Nope. The mecca for construction in the Midwest these days is none other than Cedar Rapids, Iowa, which along with neighboring Iowa City is priming for a $2-billion building boom, much of it to rebuild from flooding that occurred there in the summer of 2008.
As Cedar Rapids City Manager Jeff Pomeranz recently told reporters, “We have more projects going on than just about anywhere in the nation.”
Ken Simonson, chief economist with the Arlington, Va.-based Associated General Contractors of America, agrees.“That's pretty exceptional to have that kind of investment going on,” he told the Iowa City Press-Citizen.
So exceptional that regional officials and construction industry members fret that upcoming projects could overwhelm the state's construction workforce, given the number of skilled workers who folded up their tents and moved to other fields once their livelihoods were claimed by years of recession.

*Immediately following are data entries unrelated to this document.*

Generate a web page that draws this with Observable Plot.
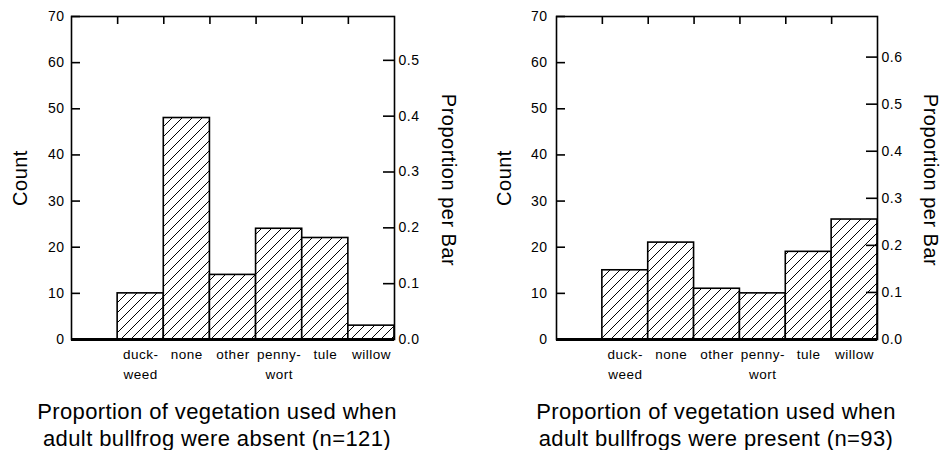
<!DOCTYPE html>
<html><head><meta charset="utf-8">
<script src="https://cdn.jsdelivr.net/npm/d3@7"></script>
<script src="https://cdn.jsdelivr.net/npm/@observablehq/plot@0.6"></script>
<style>
html,body{margin:0;padding:0;background:#fff;}
#wrap{position:relative;width:941px;height:450px;overflow:hidden;font-family:"Liberation Sans",Arial,sans-serif;background:#fff;}
.panel{position:absolute;top:0;}
.cap{position:absolute;top:398px;width:420px;text-align:center;font-size:22px;line-height:27px;letter-spacing:0.4px;color:#000;white-space:nowrap;}
</style></head><body>
<div id="wrap"></div>
<script>
// ---- data ----
const categories = ["duckweed", "none", "other", "pennywort", "tule", "willow"];
const tickLabels = ["duck-\nweed", "none", "other", "penny-\nwort", "tule", "willow"];
const countsAbsent = [10, 48, 14, 24, 22, 3];
const countsPresent = [15, 21, 11, 10, 19, 26];
const countTicks = [0, 10, 20, 30, 40, 50, 60, 70];
const propTicksAbsent = [0, 0.1, 0.2, 0.3, 0.4, 0.5];
const propTicksPresent = [0, 0.1, 0.2, 0.3, 0.4, 0.5, 0.6];
const captionAbsent = ["Proportion of vegetation used when", "adult bullfrog were absent (n=121)"];
const captionPresent = ["Proportion of vegetation used when", "adult bullfrogs were present (n=93)"];

const W = 470, H = 385, MT = 16, FRAME_BOTTOM = 339;

function panel({counts, propTicks, hatchId, marginLeft, marginRight, leftPad, countDx, propDx}) {
  const total = d3.sum(counts);
  const data = categories.map((c, i) => ({cat: c, slot: i + 1, count: counts[i]}));
  const innerW = W - marginLeft - marginRight;
  const innerH = FRAME_BOTTOM - MT;
  const svg = Plot.plot({
    width: W, height: H,
    marginLeft, marginRight, marginTop: MT, marginBottom: H - FRAME_BOTTOM,
    style: {fontFamily: "'Liberation Sans', Arial, sans-serif", fontSize: "14px", color: "#000", background: "transparent", overflow: "visible", letterSpacing: "0.5px"},
    x: {domain: [0, categories.length + 1], axis: null},
    y: {domain: [0, 70], axis: null},
    marks: [
      Plot.rectY(data, {x1: "slot", x2: d => d.slot + 1, y: "count", fill: `url(#${hatchId})`, stroke: "#000", strokeWidth: 1.6}),
      Plot.frame({stroke: "#000", strokeWidth: 1.6}),
      Plot.ruleY([0], {stroke: "#000", strokeWidth: 3}),
      Plot.tickY(countTicks, {y: d => d, insetRight: innerW - 9, stroke: "#000", strokeWidth: 1.6}),
      Plot.tickY(propTicks.map(p => p * total), {y: d => d, insetLeft: innerW - 11, stroke: "#000", strokeWidth: 1.6}),
      Plot.tickX(data.map(d => d.slot), {x: d => d, insetBottom: innerH - 8, stroke: "#000", strokeWidth: 1.6}),
      Plot.axisY(countTicks, {anchor: "left", tickSize: 0, tickPadding: leftPad, label: null, fill: "#000", fontSize: 14}),
      Plot.axisY(propTicks.map(p => p * total), {anchor: "right", tickSize: 0, tickPadding: 4, label: null, tickFormat: d => (d / total).toFixed(1), fill: "#000", fontSize: 14}),
      Plot.axisX(data.map(d => d.slot + 0.5), {anchor: "bottom", tickSize: 0, tickPadding: 6, label: null, lineHeight: 1.45, fontSize: 13.5, tickFormat: d => tickLabels[Math.round(d - 1.5)], fill: "#000"}),
      Plot.text(["Count"], {text: d => d, frameAnchor: "left", dx: countDx, rotate: -90, fontSize: 20, textAnchor: "middle", fill: "#000"}),
      Plot.text(["Proportion per Bar"], {text: d => d, frameAnchor: "right", dx: propDx, dy: 2, rotate: 90, fontSize: 20, textAnchor: "middle", fill: "#000"})
    ]
  });
  const defs = d3.select(svg).insert("defs", ":first-child");
  const pat = defs.append("pattern").attr("id", hatchId).attr("patternUnits", "userSpaceOnUse").attr("width", 10).attr("height", 10);
  pat.append("rect").attr("width", 10).attr("height", 10).attr("fill", "#fff");
  pat.append("path").attr("d", "M-1,1 L1,-1 M0,10 L10,0 M9,11 L11,9").attr("stroke", "#000").attr("stroke-width", 1);
  return svg;
}

const wrap = document.getElementById("wrap");
function addPanel(left, svg, caption, capLeft) {
  const div = document.createElement("div");
  div.className = "panel";
  div.style.left = left + "px";
  div.appendChild(svg);
  wrap.appendChild(div);
  const cap = document.createElement("div");
  cap.className = "cap";
  cap.style.left = capLeft + "px";
  cap.innerHTML = caption.join("<br>");
  wrap.appendChild(cap);
}

addPanel(0, panel({counts: countsAbsent, propTicks: propTicksAbsent, hatchId: "hatchA", marginLeft: 71, marginRight: 76, leftPad: 7, countDx: -51, propDx: 54}), captionAbsent, 7);
addPanel(470, panel({counts: countsPresent, propTicks: propTicksPresent, hatchId: "hatchP", marginLeft: 86, marginRight: 63, leftPad: 9, countDx: -52, propDx: 53}), captionPresent, 506);
</script>
</body></html>
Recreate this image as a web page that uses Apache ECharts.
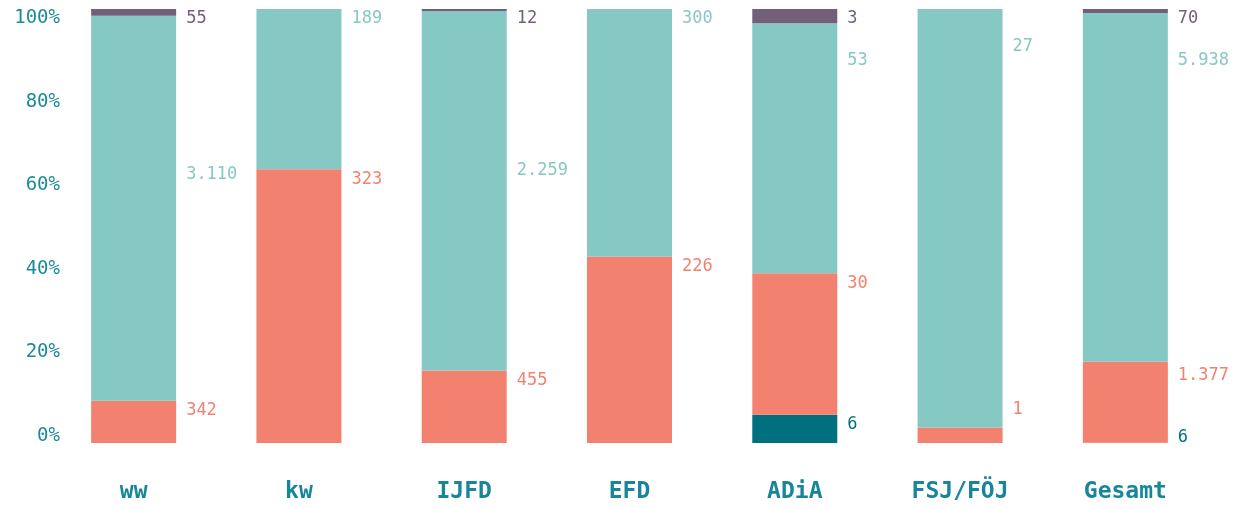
<!DOCTYPE html>
<html>
<head>
<meta charset="utf-8">
<script src="https://cdn.jsdelivr.net/npm/echarts@6/dist/echarts.min.js"></script>
<style>
  html, body { margin: 0; padding: 0; background: #fff; }
  #chart { width: 1239px; height: 508px; }
</style>
</head>
<body>
<div id="chart"></div>
<script>
const categories = ['ww', 'kw', 'IJFD', 'EFD', 'ADiA', 'FSJ/FÖJ', 'Gesamt'];
const seriesNames = ['Gruppe 1', 'Gruppe 2', 'Gruppe 3', 'Gruppe 4'];
const group1 = [0, 0, 0, 0, 6, 0, 6];
const group2 = [342, 323, 455, 226, 30, 1, 1377];
const group3 = [3110, 189, 2259, 300, 53, 27, 5938];
const group4 = [55, 0, 12, 0, 3, 0, 70];
const yTicks = [0, 20, 40, 60, 80, 100];

const colors = ['#00707f', '#f38170', '#86c8c4', '#735f7a'];
// extra vertical nudges (px) for labels the original moved by hand
const labelShift = {
    '2-0': 149, '2-2': 150, '2-4': 27, '2-5': 28, '2-6': 37,
    '1-5': -28, '1-6': 4, '0-6': -15,
};

const groups = [group1, group2, group3, group4];
const totals = categories.map((_, i) => groups.reduce((s, g) => s + g[i], 0));
const fmt = (v) => String(v).replace(/\B(?=(\d{3})+(?!\d))/g, '.');
const font = '"DejaVu Sans Mono", monospace';

const chart = echarts.init(document.getElementById('chart'), null, { renderer: 'canvas' });

const series = groups.map((g, si) => ({
    name: seriesNames[si],
    type: 'bar',
    stack: 'total',
    barWidth: 85,
    yAxisIndex: 0,
    itemStyle: { color: colors[si] },
    data: g.map((v, i) => ({
        value: (v / totals[i]) * 100,
        raw: v,
        label: {
            show: v > 0,
            offset: [10, 10 + (labelShift[si + '-' + i] || 0)],
        },
    })),
    label: {
        position: ['100%', 0],
        align: 'left',
        verticalAlign: 'middle',
        color: colors[si],
        fontFamily: font,
        fontSize: 17,
        formatter: (p) => fmt(p.data.raw),
    },
}));

chart.setOption({
    animation: false,
    grid: { left: 51, right: 31, top: 9, bottom: 65 },
    xAxis: {
        type: 'category',
        data: categories,
        axisLine: { show: false },
        axisTick: { show: false },
        axisLabel: {
            margin: 38,
            color: '#17869a',
            fontFamily: font,
            fontWeight: 'bold',
            fontSize: 23,
        },
    },
    yAxis: [
        {
            type: 'value',
            min: 0,
            max: 100,
            show: false,
        },
        {
            // tick labels in the original sit slightly inside the bar range
            type: 'value',
            position: 'left',
            min: -1.675,
            max: 102.15,
            splitLine: { show: false },
            axisLine: { show: false },
            axisTick: { show: false },
            axisLabel: {
                margin: -9,
                color: '#1b8b98',
                fontFamily: font,
                fontSize: 19,
                customValues: yTicks,
                formatter: (v) => v + '%',
            },
        },
    ],
    series: series,
});
</script>
</body>
</html>
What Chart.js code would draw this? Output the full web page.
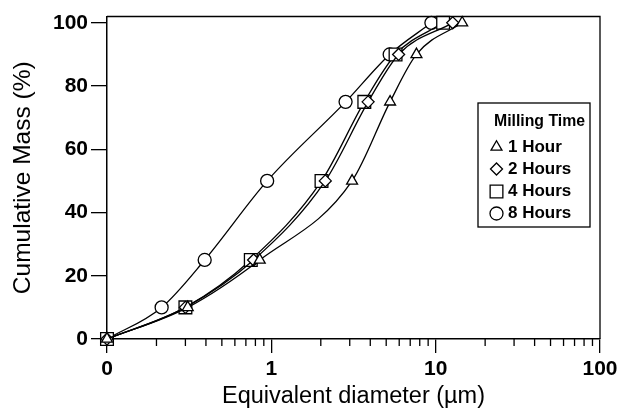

For some Iowa contractors, it's a case of careful what you wish for, now that activity also has begun to bubble up elsewhere in the state, putting a potential strain on the industry's workforce as plans for a $1.3-billion fertilizer plant in Lee County and a $500-million industrial park in Fort Dodge, to name just two projects, begin to ramp up.
To date, Iowa has regained 6,000 of the 16,000 construction jobs it lost since 2,006. Nationwide, industry employment levels largely have remained unchanged in the past two years, though the industry has shed 600,000 workers.
“That tells me people are finding jobs, but not in construction.” Simonson said. “They're getting work as truck drivers, in manufacturing, they're going back to school. When the industry starts looking for workers, it just may not find them.”